# [EXERCISE TASK]
Leave out the pictures, and write out exactly the lines from the beginning of the material to the line holding "18, 19, 20]", that line included, and nothing else.

# [DATASET EXTRACT]
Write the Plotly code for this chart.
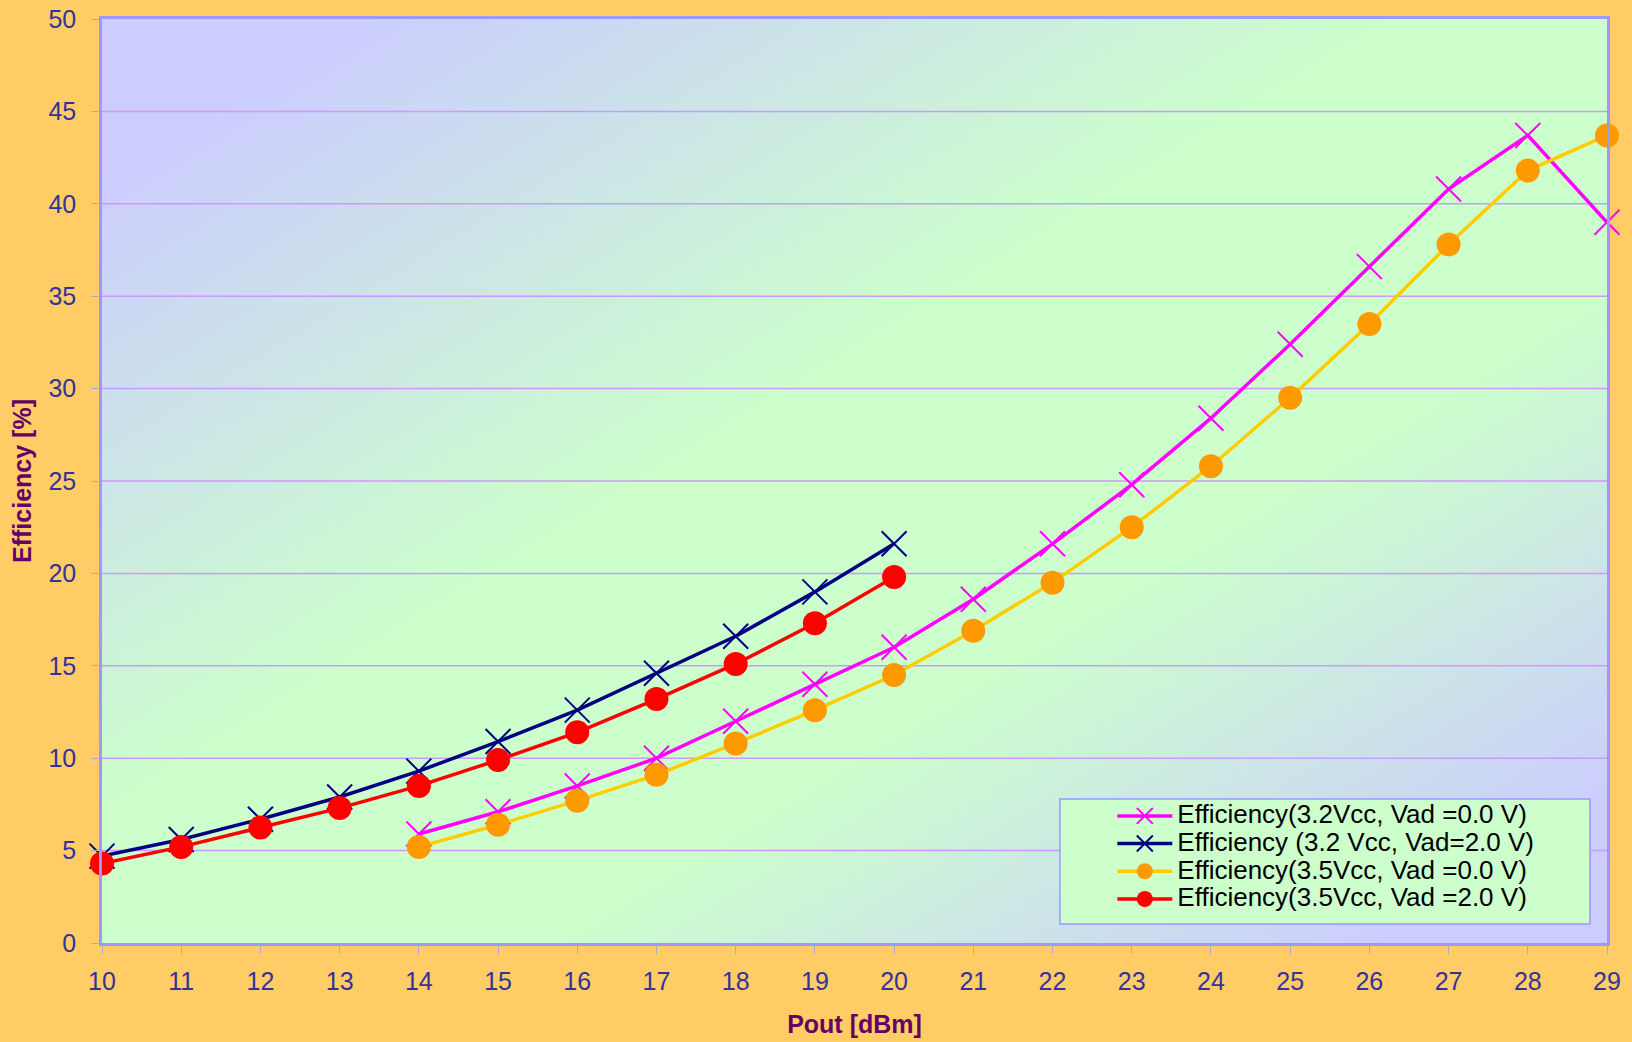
import plotly.graph_objects as go

# ---- data ----
pout_a = [14, 15, 16, 17, 18, 19, 20, 21, 22, 23, 24, 25, 26, 27, 28, 29]
pout_b = [10, 11, 12, 13, 14, 15, 16, 17, 18, 19, 20]

eff_32_vad0 = [5.9, 7.1, 8.5, 10.0, 12.0, 14.0, 16.0, 18.6, 21.6, 24.8, 28.4, 32.4, 36.6, 40.8, 43.7, 39.0]
eff_32_vad2 = [4.7, 5.6, 6.7, 7.9, 9.3, 10.9, 12.6, 14.6, 16.6, 19.0, 21.6]
eff_35_vad0 = [5.2, 6.4, 7.7, 9.1, 10.8, 12.6, 14.5, 16.9, 19.5, 22.5, 25.8, 29.5, 33.5, 37.8, 41.8, 43.7]
eff_35_vad2 = [4.3, 5.2, 6.25, 7.3, 8.5, 9.9, 11.4, 13.2, 15.1, 17.3, 19.8]

names = [
    "Efficiency(3.2Vcc, Vad =0.0 V)",
    "Efficiency (3.2 Vcc, Vad=2.0 V)",
    "Efficiency(3.5Vcc, Vad =0.0 V)",
    "Efficiency(3.5Vcc, Vad =2.0 V)",
]

x_range = [10, 29]
y_range = [0, 50]
y_ticks = [0, 5, 10, 15, 20, 25, 30, 35, 40, 45, 50]
x_ticks = list(range(10, 30))

FONT = "Liberation Sans, Arial, sans-serif"
TICKC = "#333399"
TITLEC = "#660066"
LAV = "#CCCCFF"
GREEN = "#CCFFCC"


def legend_label(s):
    return '<span style="font-size:26px">' + s + "</span>"


fig = go.Figure()

# background gradient of the plot area (corner values of a diagonal blend)
fig.add_trace(go.Heatmap(
    x=x_range, y=y_range, z=[[0.5, 1.0], [0.0, 0.5]],
    zsmooth="best", zmin=0, zmax=1,
    colorscale=[[0, LAV], [0.08, LAV], [0.43, GREEN], [0.65, GREEN],
                [0.93, LAV], [1, LAV]],
    showscale=False, hoverinfo="skip", showlegend=False,
))

# gridlines drawn over the background
gx, gy = [], []
for v in y_ticks[1:-1]:
    gx += [x_range[0], x_range[1], None]
    gy += [v, v, None]
fig.add_trace(go.Scatter(x=gx, y=gy, mode="lines",
                         line=dict(color="#CC99FF", width=1.5),
                         hoverinfo="skip", showlegend=False))

fig.add_trace(go.Scatter(
    x=pout_a, y=eff_32_vad0, name=legend_label(names[0]), mode="lines+markers",
    line=dict(color="#FF00FF", width=3.5),
    marker=dict(symbol="x-thin", size=25, line=dict(color="#FF00FF", width=2)),
    cliponaxis=False))
fig.add_trace(go.Scatter(
    x=pout_b, y=eff_32_vad2, name=legend_label(names[1]), mode="lines+markers",
    line=dict(color="#000080", width=3.5),
    marker=dict(symbol="x-thin", size=25, line=dict(color="#000080", width=2)),
    cliponaxis=False))
fig.add_trace(go.Scatter(
    x=pout_a, y=eff_35_vad0, name=legend_label(names[2]), mode="lines+markers",
    line=dict(color="#FFCC00", width=3.5),
    marker=dict(symbol="circle", size=24, color="#FF9900"),
    cliponaxis=False))
fig.add_trace(go.Scatter(
    x=pout_b, y=eff_35_vad2, name=legend_label(names[3]), mode="lines+markers",
    line=dict(color="#FF0000", width=3.5),
    marker=dict(symbol="circle", size=24, color="#FF0000"),
    cliponaxis=False))

# legend box
fig.add_shape(type="rect", xref="paper", yref="paper",
              x0=0.6365, x1=0.9887, y0=0.0206, y1=0.1558,
              fillcolor=GREEN, line=dict(color="#9999FF", width=1.5),
              layer="above")

fig.update_layout(
    width=1632, height=1042,
    margin=dict(l=102, r=25, t=19, b=99, autoexpand=False),
    paper_bgcolor="#FFCC66",
    plot_bgcolor=GREEN,
    font=dict(family=FONT, color=TICKC, size=25),
    xaxis=dict(
        range=x_range, tickvals=x_ticks, showgrid=False, zeroline=False,
        automargin=False,
        showline=True, mirror=True, linecolor="#9999FF", linewidth=2.5,
        ticks="outside", ticklen=8, tickcolor="#AAAACC", tickwidth=1,
        tickfont=dict(family=FONT, size=25, color=TICKC),
        ticklabelstandoff=6,
        title=dict(text="<b>Pout [dBm]</b>", standoff=22,
                   font=dict(family=FONT, size=25, color=TITLEC)),
    ),
    yaxis=dict(
        range=y_range, tickvals=y_ticks, showgrid=False, zeroline=False,
        automargin=False,
        showline=True, mirror=True, linecolor="#9999FF", linewidth=2.5,
        ticks="outside", ticklen=8, tickcolor="#AAAACC", tickwidth=1,
        tickfont=dict(family=FONT, size=25, color=TICKC),
        ticklabelstandoff=10,
        title=dict(text="<b>Efficiency [%]</b>", standoff=10,
                   font=dict(family=FONT, size=25, color=TITLEC)),
    ),
    legend=dict(
        x=0.6713, y=0.0925, xanchor="left", yanchor="middle",
        bgcolor="rgba(0,0,0,0)", borderwidth=0,
        font=dict(family=FONT, size=19, color="#000000"),
        itemwidth=55, tracegroupgap=0,
    ),
    showlegend=True,
)

fig.write_html("out.html", config={"displayModeBar": False},
               post_script="document.body.style.margin='0px';")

# [COMPLETE ANSWER]
Write the Plotly code for this chart.
import plotly.graph_objects as go

# ---- data ----
pout_a = [14, 15, 16, 17, 18, 19, 20, 21, 22, 23, 24, 25, 26, 27, 28, 29]
pout_b = [10, 11, 12, 13, 14, 15, 16, 17, 18, 19, 20]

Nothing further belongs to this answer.